Written request: Repeat the material below exactly, with no pictures.
◆ ◆ ◆ ◆
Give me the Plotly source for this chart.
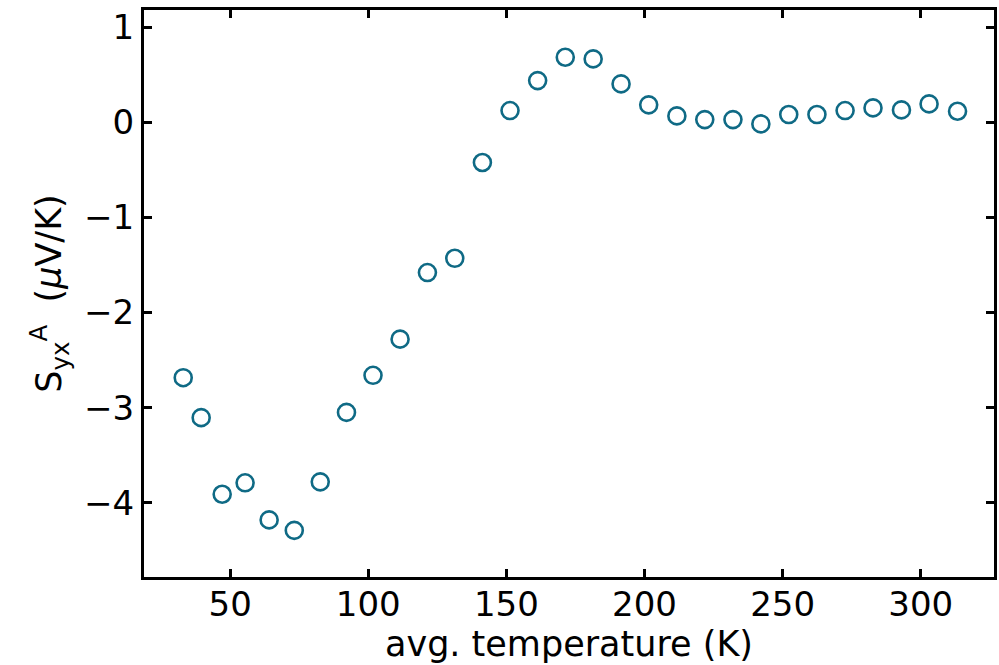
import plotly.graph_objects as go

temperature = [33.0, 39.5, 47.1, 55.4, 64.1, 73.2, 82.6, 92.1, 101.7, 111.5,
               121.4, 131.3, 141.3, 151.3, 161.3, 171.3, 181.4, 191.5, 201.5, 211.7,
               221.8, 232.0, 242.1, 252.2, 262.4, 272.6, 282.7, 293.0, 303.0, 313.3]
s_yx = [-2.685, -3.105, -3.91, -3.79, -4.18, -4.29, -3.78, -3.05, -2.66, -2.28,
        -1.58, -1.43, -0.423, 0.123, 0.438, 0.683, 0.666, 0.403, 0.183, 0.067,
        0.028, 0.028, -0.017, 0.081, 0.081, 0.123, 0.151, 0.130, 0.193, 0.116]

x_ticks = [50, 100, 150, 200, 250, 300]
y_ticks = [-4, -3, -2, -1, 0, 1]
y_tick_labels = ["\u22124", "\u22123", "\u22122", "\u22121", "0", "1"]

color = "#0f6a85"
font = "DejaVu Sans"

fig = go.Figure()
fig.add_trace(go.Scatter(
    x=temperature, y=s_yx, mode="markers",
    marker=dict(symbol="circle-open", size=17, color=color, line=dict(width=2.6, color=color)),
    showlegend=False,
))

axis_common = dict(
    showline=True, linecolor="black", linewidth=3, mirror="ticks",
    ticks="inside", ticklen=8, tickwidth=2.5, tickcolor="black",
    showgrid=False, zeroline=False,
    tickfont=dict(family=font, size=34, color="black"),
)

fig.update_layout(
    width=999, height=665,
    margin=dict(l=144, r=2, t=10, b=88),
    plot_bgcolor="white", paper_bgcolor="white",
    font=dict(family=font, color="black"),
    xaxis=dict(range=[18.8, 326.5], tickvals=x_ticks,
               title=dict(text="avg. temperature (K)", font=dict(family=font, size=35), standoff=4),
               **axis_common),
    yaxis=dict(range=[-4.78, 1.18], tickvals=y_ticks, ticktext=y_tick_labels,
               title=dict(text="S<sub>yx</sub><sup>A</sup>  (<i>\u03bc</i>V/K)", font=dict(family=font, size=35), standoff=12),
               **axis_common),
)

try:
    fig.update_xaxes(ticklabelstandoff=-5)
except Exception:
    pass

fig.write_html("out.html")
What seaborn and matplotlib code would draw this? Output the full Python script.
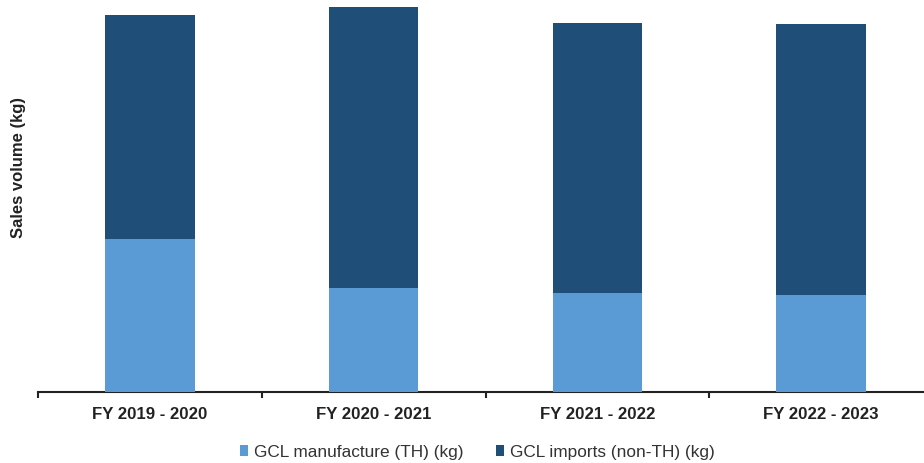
◆ ◆ ◆ ◆
Written answer:
Give me the Plotly source for this chart.
import plotly.graph_objects as go

temperature = [33.0, 39.5, 47.1, 55.4, 64.1, 73.2, 82.6, 92.1, 101.7, 111.5,
               121.4, 131.3, 141.3, 151.3, 161.3, 171.3, 181.4, 191.5, 201.5, 211.7,
               221.8, 232.0, 242.1, 252.2, 262.4, 272.6, 282.7, 293.0, 303.0, 313.3]
s_yx = [-2.685, -3.105, -3.91, -3.79, -4.18, -4.29, -3.78, -3.05, -2.66, -2.28,
        -1.58, -1.43, -0.423, 0.123, 0.438, 0.683, 0.666, 0.403, 0.183, 0.067,
        0.028, 0.028, -0.017, 0.081, 0.081, 0.123, 0.151, 0.130, 0.193, 0.116]

x_ticks = [50, 100, 150, 200, 250, 300]
y_ticks = [-4, -3, -2, -1, 0, 1]
y_tick_labels = ["\u22124", "\u22123", "\u22122", "\u22121", "0", "1"]

color = "#0f6a85"
font = "DejaVu Sans"

fig = go.Figure()
fig.add_trace(go.Scatter(
    x=temperature, y=s_yx, mode="markers",
    marker=dict(symbol="circle-open", size=17, color=color, line=dict(width=2.6, color=color)),
    showlegend=False,
))

axis_common = dict(
    showline=True, linecolor="black", linewidth=3, mirror="ticks",
    ticks="inside", ticklen=8, tickwidth=2.5, tickcolor="black",
    showgrid=False, zeroline=False,
    tickfont=dict(family=font, size=34, color="black"),
)

fig.update_layout(
    width=999, height=665,
    margin=dict(l=144, r=2, t=10, b=88),
    plot_bgcolor="white", paper_bgcolor="white",
    font=dict(family=font, color="black"),
    xaxis=dict(range=[18.8, 326.5], tickvals=x_ticks,
               title=dict(text="avg. temperature (K)", font=dict(family=font, size=35), standoff=4),
               **axis_common),
    yaxis=dict(range=[-4.78, 1.18], tickvals=y_ticks, ticktext=y_tick_labels,
               title=dict(text="S<sub>yx</sub><sup>A</sup>  (<i>\u03bc</i>V/K)", font=dict(family=font, size=35), standoff=12),
               **axis_common),
)

try:
    fig.update_xaxes(ticklabelstandoff=-5)
except Exception:
    pass

fig.write_html("out.html")
What seaborn and matplotlib code would draw this? Output the full Python script.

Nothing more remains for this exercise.